The trouble is, a lot of people are completely unaware that they do this. Not long ago I was following a conversation on Facebook, spurred in response to a Slate article about the “not all men” phenomenon. This discussion only got four comments in before someone hauled out “I think this is a heterosexual male thing.” Meaning, of course, that as a gay man he was “not like that.” Even pointing out to him what he’d just done, in a conversation about derailing conversations with “not all men,” was lost on him. He is an ally, you see. He can relate to what women experience, since he’s had the same experiences himself. He was utterly unaware that he had just diverted the conversation to being about him, and it was no longer a conversation about women’s experiences of having their conversations derailed by men who were too defensive to genuinely listen and let them speak.

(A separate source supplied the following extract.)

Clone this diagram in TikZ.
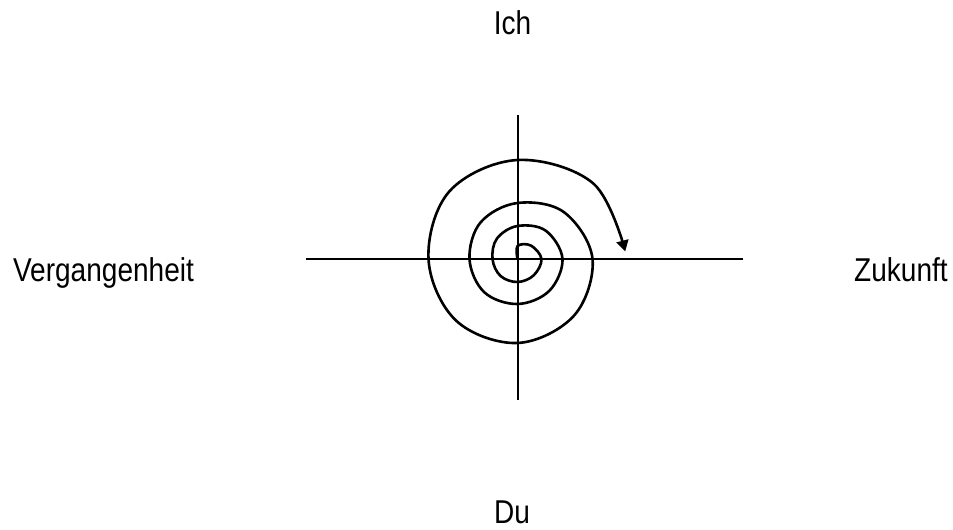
\documentclass[tikz,border=0pt]{standalone}
\usepackage{fontspec}
\setmainfont{Liberation Sans}[FakeStretch=0.85]
\usepackage{tikz}
\usetikzlibrary{arrows.meta,positioning}

\begin{document}
\begin{tikzpicture}[x=1pt, y=1pt,
        word/.style={anchor=base, inner sep=0pt, font=\fontsize{33}{40}\selectfont},
        axisline/.style={line width=2pt, black},
        spiral/.style={line width=2.6pt, black, line cap=round, line join=round, -{Triangle[length=11pt, width=12pt]}}
    ]
    \useasboundingbox (0,0) rectangle (953,530);
    % Beschriftung
    \node[word] (ich) at (512.5,495) {Ich};
    \node[word] (du) at (512,6) {Du};
    \node[word] (past) at (103.5,248) {Vergangenheit};
    \node[word] (future) at (901,248) {Zukunft};
    % Achsen
    \coordinate (c) at (517.5,271);
    \coordinate (l) at (306,271);
    \coordinate (r) at (743,271);
    \coordinate (t) at (517.5,415);
    \coordinate (b) at (517.5,130);
    \draw[axisline] (l) -- (r);
    \draw[axisline] (t) -- (b);
    % Spirale
    \begin{scope}[shift={(c)}]
    \draw[spiral] plot[smooth, tension=0.6] coordinates {
        (0,0) (90:13) (45:19) (0:24) (-45:23) (-90:23) (-135:24) (-180:25)
        (-225:29) (-270:33) (-315:40) (-360:45) (-405:45) (-450:45) (-495:47)
        (-540:48) (-585:52) (-630:56) (-675:66) (-720:75) (-765:80) (-810:84)
        (-855:87) (-900:89) (-945:96) (-990:99) (-1035:107) (-1076:108)};
    \end{scope}
\end{tikzpicture}
\end{document}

It got very meta.
I have no doubt that he is genuinely sympathetic… and that’s the point. Good intentions or not, he fell into the very same trap that we were discussing.
And, to be honest, current media is a part of it, a big part of how it becomes systemic and normalized to the point of blithe unawareness. When the stories you see on the TV or big screen are about men, when women are portrayed as accessories to that man instead of independent human beings in their own right (Tomorrow People I’m looking at you), it affects how everyone (yes, even women, gay men, children, tribbles…) perceives reality — the unconscious assumption that media reflects the real world, when it sadly doesn’t, by and large.
There is an awful lot to unpack about the UCSB shooting. This barely scratches the surface. The cultural attitude of not seeing women as free agents, perfectly capable of and having the right to make their own decisions about what they do and do not want, is pervasive. And it is so “normal,” so much a part of daily life, that many people don’t even notice it unless something spectacularly tragic happens. Here’s a guy who somehow never learned that no one owes him sex. Nor did he ever figure out that his adversarial approach to dating/sex/women might actually be his obstacle, not his ladder over it. Even worse, then the internet exploded with opinions that agreed with him, that asserted that women’s sexual choices should be reduced to “consent to sex or die,” that “Game” (aka pick-up artistry, aka treating women like objects/conquests/shit) saves lives. Things people were saying without any sense of irony or sarcasm at all.
How did we get here? How do we get out of here?
It seems like small steps, but perhaps we can start by listening, not interrupting, and being aware of our reactions to what we hear. Not just in terms of sexism, either — there are many more “isms” to tackle, and each of those conversations need, and have a right to, focus without derailment too.
I’m not so naive to believe that one organization telling stories, by itself, is going to shatter these systemic “isms” and rebuild a better world from the ground up. But we do model what we see, especially when what we see is pretty much everywhere. If stories about women making tough decisions and having full, complex lives become as normal as seeing those stories about men, then perhaps people will be in a better state of mind to see that this is true of real women, too.
What have your experiences been with this conversation?